I'm trying to process a file int-wise efficiently. I do this by firstly mapping the file into memory by using a MappedByteBuffer
:
public static ByteBuffer getByteBuffer(String filePath, int start, long size) throws IOException
{
File binaryFile = new File(filePath);
FileChannel binaryFileChannel = new RandomAccessFile(binaryFile, "r").getChannel();
return binaryFileChannel.map(FileChannel.MapMode.READ_ONLY, start, size);
}
Then, I'm calling "the usual" getInt()
till the entire file is processed.
In order to further speed this up, I discovered the Unsafe
class which has been explained in this context quite well here. Since it uses native means, it is supposed to be faster than the "safe" Buffer
classes.

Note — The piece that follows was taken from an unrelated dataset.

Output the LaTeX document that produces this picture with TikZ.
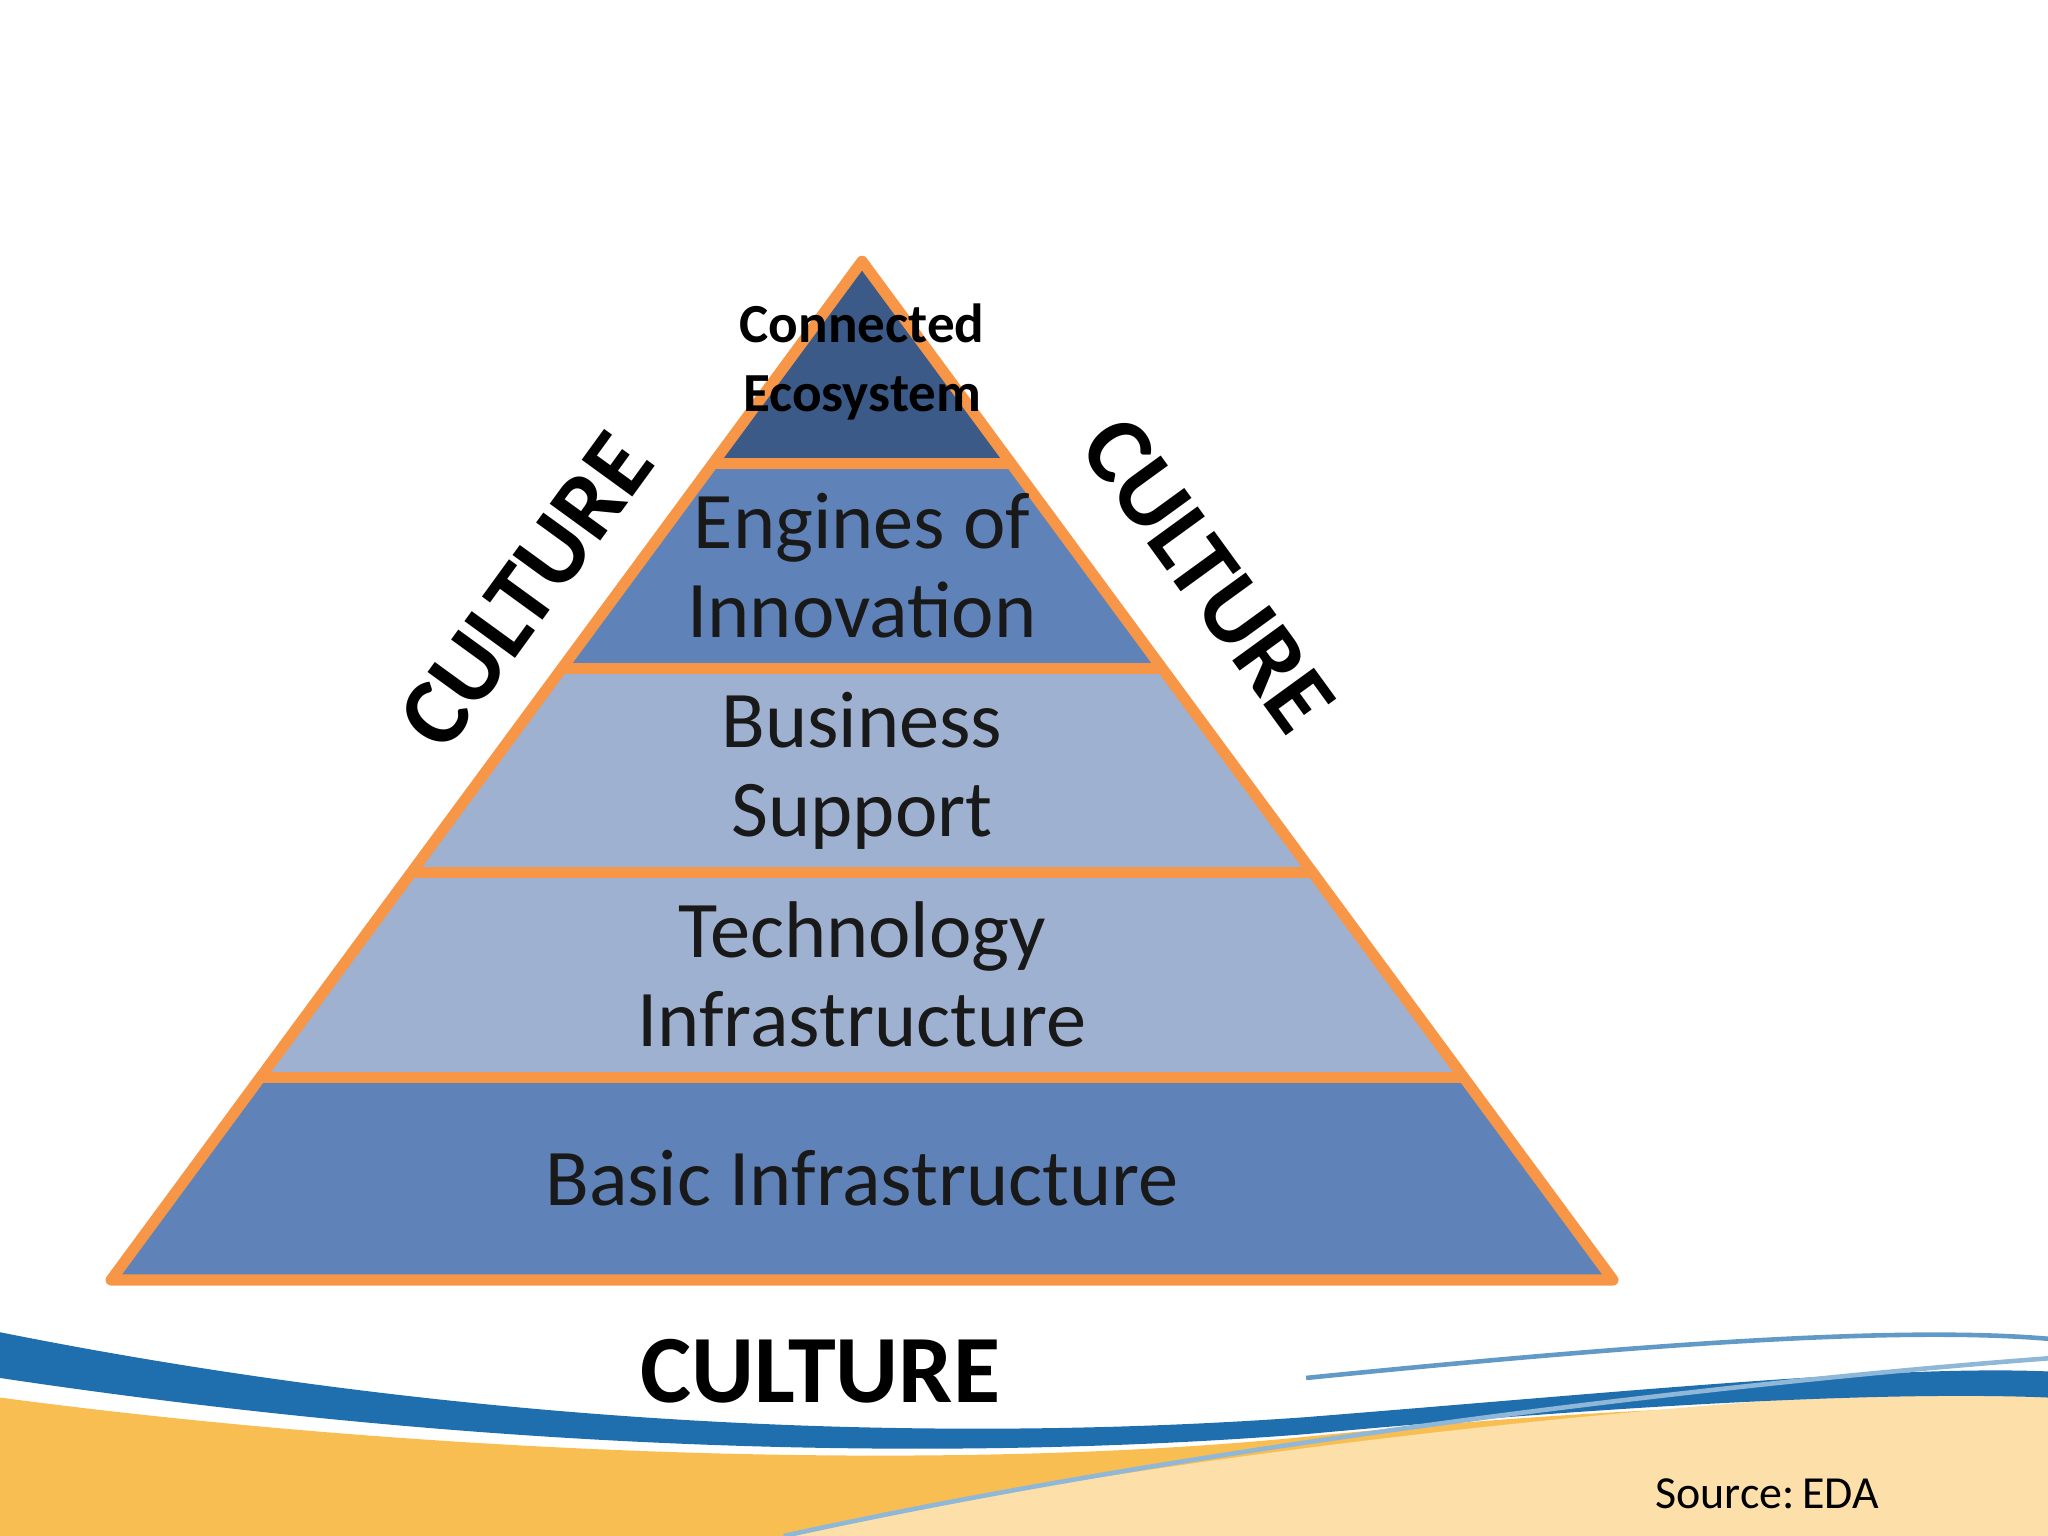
\documentclass[tikz,border=0pt]{standalone}
\usepackage{fontspec}
\setmainfont{Carlito}
\begin{document}
\begin{tikzpicture}[x=0.01cm,y=-0.01cm,
  lbl/.style={align=center,font=\fontsize{17.5}{19.5}\selectfont,text=black!90},
  cult/.style={font=\bfseries\fontsize{21}{25}\selectfont}]
\useasboundingbox (0,0) rectangle (1568,1176);
\definecolor{org}{HTML}{F79646}
\definecolor{dk}{HTML}{3C5A87}
\definecolor{md}{HTML}{5F83B9}
\definecolor{lt}{HTML}{9FB1D1}
\definecolor{wb}{HTML}{1F6FAF}
\definecolor{wy}{HTML}{F9BE52}
% waves
\fill[wy] (0,1070) .. controls (300,1110) and (700,1130) .. (1000,1100) .. controls (1250,1075) and (1450,1070) .. (1568,1080) -- (1568,1176) -- (0,1176) -- cycle;
\fill[wy!50!white] (600,1176) .. controls (900,1110) and (1300,1070) .. (1568,1060) -- (1568,1176) -- cycle;
\fill[wb] (0,1020) .. controls (300,1080) and (650,1110) .. (1000,1085) .. controls (1250,1065) and (1450,1045) .. (1568,1050) -- (1568,1070) .. controls (1450,1065) and (1250,1075) .. (1000,1098) .. controls (650,1125) and (300,1100) .. (0,1055) -- cycle;
\draw[wb!70!white,line width=1pt] (1000,1055) .. controls (1250,1030) and (1450,1015) .. (1568,1025);
\draw[wb!50!white,line width=1pt] (600,1176) .. controls (900,1110) and (1300,1060) .. (1568,1040);
% pyramid bands
\begin{scope}
\clip (660,200) -- (1235,980) -- (85,980) -- cycle;
\fill[dk] (0,190) rectangle (1568,355);
\fill[md] (0,355) rectangle (1568,512);
\fill[lt] (0,512) rectangle (1568,825);
\fill[md] (0,825) rectangle (1568,990);
\end{scope}
\coordinate (A) at (660,200);
\coordinate (L) at (85,980);
\coordinate (R) at (1235,980);
\foreach \y in {355,512,668,825}{
  \draw[draw=org,line width=2.4pt] ({660-0.737*(\y-200)},\y) -- ({660+0.737*(\y-200)},\y);}
\draw[draw=org,line width=2.4pt,line join=round] (A) -- (R) -- (L) -- cycle;
% texts
\node[align=center,font=\bfseries\fontsize{12}{15}\selectfont] (t1) at (660,277) {Connected\\Ecosystem};
\node[lbl] (t2) at (660,433) {Engines of\\Innovation};
\node[lbl] (t3) at (660,590) {Business\\Support};
\node[lbl] (t4) at (660,746) {Technology\\Infrastructure};
\node[lbl] (t5) at (660,902) {Basic Infrastructure};
\node[cult] (c1) at (403,452) [rotate=54] {CULTURE};
\node[cult] (c2) at (925,440) [rotate=-54] {CULTURE};
\node[cult] (c3) at (628,1050) {CULTURE};
\node[font=\fontsize{10}{12}\selectfont] (src) at (1353,1144) {Source:\,EDA};
\end{tikzpicture}
\end{document}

I wrote the following test code:
import sun.misc.Unsafe;
import sun.nio.ch.DirectBuffer;
import java.lang.reflect.Field;
import java.nio.ByteBuffer;
import java.nio.ByteOrder;
public class UnsafeTesting
{
private ByteBuffer destinationByteBuffer;
private ByteBuffer sourceByteBuffer;
private UnsafeTesting()
{
int capacity = 1_000_000_000;
destinationByteBuffer = allocateByteBuffer(capacity);
sourceByteBuffer = allocateByteBuffer(capacity);
for (int byteBufferIndex = 0; byteBufferIndex < sourceByteBuffer.capacity() - 3; byteBufferIndex += 4)
{
sourceByteBuffer.putInt(byteBufferIndex);
}
destinationByteBuffer.clear();
sourceByteBuffer.clear();
}
private ByteBuffer allocateByteBuffer(int capacity)
{
return ByteBuffer.allocateDirect(capacity).order(ByteOrder.nativeOrder());
}
private void runTest(boolean useUnsafeMethod) throws Exception
{
Unsafe unsafe = getUnsafeInstance();
long destinationByteBufferAddress = ((DirectBuffer) destinationByteBuffer).address();
long sourceByteBufferAddress = ((DirectBuffer) sourceByteBuffer).address();
int executionsCount = 0;
if (useUnsafeMethod)
{
for (int sourceBufferIndex = 0; sourceBufferIndex < destinationByteBuffer.remaining() - 3; sourceBufferIndex += 4)
{
long sourceOffset = sourceByteBufferAddress + sourceBufferIndex;
int value = unsafe.getInt(sourceOffset);
long targetOffset = destinationByteBufferAddress + sourceBufferIndex;
unsafe.putInt(targetOffset, value);
executionsCount++;
}
} else
{
while (sourceByteBuffer.remaining() > 3)
{
int value = destinationByteBuffer.getInt();
sourceByteBuffer.putInt(value);
executionsCount++;
}
}
boolean equal = sourceByteBuffer.equals(destinationByteBuffer);
if (!equal)
{
throw new IllegalStateException("Buffers not equal!");
}
System.out.println("Executions: " + executionsCount);
}
private static Unsafe getUnsafeInstance() throws Exception
{
Field unsafe = Unsafe.class.getDeclaredField("theUnsafe");
unsafe.setAccessible(true);
return (Unsafe) unsafe.get(null);
}
private static void runTest(UnsafeTesting unsafeTesting, boolean useUnsafeMethod) throws Exception
{
long startingTime = System.nanoTime();
unsafeTesting.runTest(useUnsafeMethod);
long nanoSecondsTaken = System.nanoTime() - startingTime;
double milliSecondsTaken = nanoSecondsTaken / 1e6;
System.out.println(milliSecondsTaken + " milliseconds taken");
}
public static void main(String[] arguments) throws Exception
{
UnsafeTesting unsafeTesting = new UnsafeTesting();
System.out.println("### Unsafe ###");
runTest(unsafeTesting, true);
System.out.println();
System.out.println("### Direct ###");
runTest(unsafeTesting, false);
}
}
The output is something like the following:
### Unsafe ###
Executions: 250000000
1687.07085 milliseconds taken
### Direct ###
Executions: 250000000
657.23575 milliseconds taken
Why is the unsafe approach slower? One idea is that it doesn't process the data sequentially due to the direct addressing. Maybe there is a way to process the buffer sequentially using Unsafe
so it can be faster still? Using an IntBuffer
is about as fast as a ByteBuffer
so not much is gained from that.